The equation of a simple linear regression line is usually given by \( y = a + bx \), where \( a \) is the y-intercept and \( b \) is the slope of the line. The slope indicates how much y changes for a one-unit change in x. In the exercise, this line helps us predict the value of y for any given value of x, which is especially useful when creating prediction intervals.

Importance of Standard Error

The standard error (SE) measures the accuracy with which a sample represents a population. In regression, the standard error of the estimate is a measure of the variability of the actual data points from the estimated regression line. A smaller standard error implies that the observed data points are closer to the fitted line.
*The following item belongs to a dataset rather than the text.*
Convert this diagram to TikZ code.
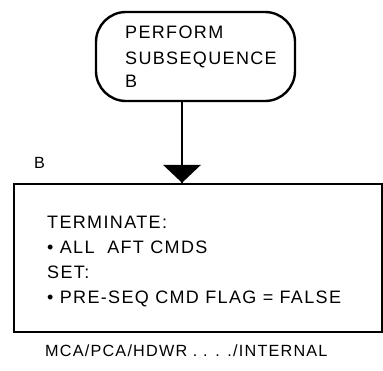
\documentclass[tikz,border=0pt]{standalone}
\usepackage{fontspec}
\setmainfont{Liberation Sans}[LetterSpace=7.5]
\begin{document}
\begin{tikzpicture}[x=1pt,y=-1pt,
  txt/.style={anchor=base west,inner sep=0pt,font=\fontsize{18}{20}\selectfont},
  smalltxt/.style={anchor=base west,inner sep=0pt,font=\fontsize{16.2}{18}\selectfont},
  frame/.style={draw,line width=2.4pt,inner sep=0pt}]
\useasboundingbox (0,0) rectangle (383,370);
\node[frame,rounded corners=30pt,minimum width=199pt,minimum height=89pt] (term) at (195.5,56.5) {};
\node[txt] (t1) at (125,38.5) {PERFORM};
\node[txt] (t2) at (125,64) {SUBSEQUENCE};
\node[txt] (t3) at (125,87.5) {B};
\node[frame,minimum width=368pt,minimum height=148pt] (box) at (198,258) {};
\coordinate (aS) at ([xshift=-13.5pt]term.south);
\coordinate (aE) at (aS |- box.north);
\draw[line width=2.4pt] (aS) -- (aE);
\fill (aE) -- ++(-19,-18) -- ++(38,0) -- cycle;
\node[smalltxt] (lb) at (34,168) {B};
\node[txt] (b1) at (47,228) {TERMINATE:};
\node[txt] (b2) at (47,253) {\textbullet{} ALL\ \ AFT CMDS};
\node[txt] (b3) at (47,278) {SET:};
\node[txt] (b4) at (47,303) {\textbullet{} PRE-SEQ CMD FLAG = FALSE};
\node[smalltxt] (foot) at (45,356) {MCA/PCA/HDWR . . . ./INTERNAL};
\end{tikzpicture}
\end{document}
This concept is crucial in the calculation of prediction intervals, as it influences the width of the interval. A larger standard error would lead to a wider prediction interval, indicating less certainty about where the true value of y will fall for a given x. Understanding how to calculate and interpret the standard error is key to effective data analysis.

T-Distribution and Confidence Intervals

The t-distribution is a probability distribution that is symmetrical and bell-shaped like the normal distribution but has heavier tails. It is used instead of the normal distribution when the sample size is small. One of its main applications in statistics is to estimate the mean of a normally distributed population when the sample size is limited and the population standard deviation is unknown.

In the context of our exercise, the t-distribution is used to find the t-score, which then helps to define the width of a prediction or confidence interval. The creation of these intervals is a way to express uncertainty in predictions and estimates. The interval has a specified level of confidence, such as 90%, signifying that the interval is expected to contain the true parameter with that probability.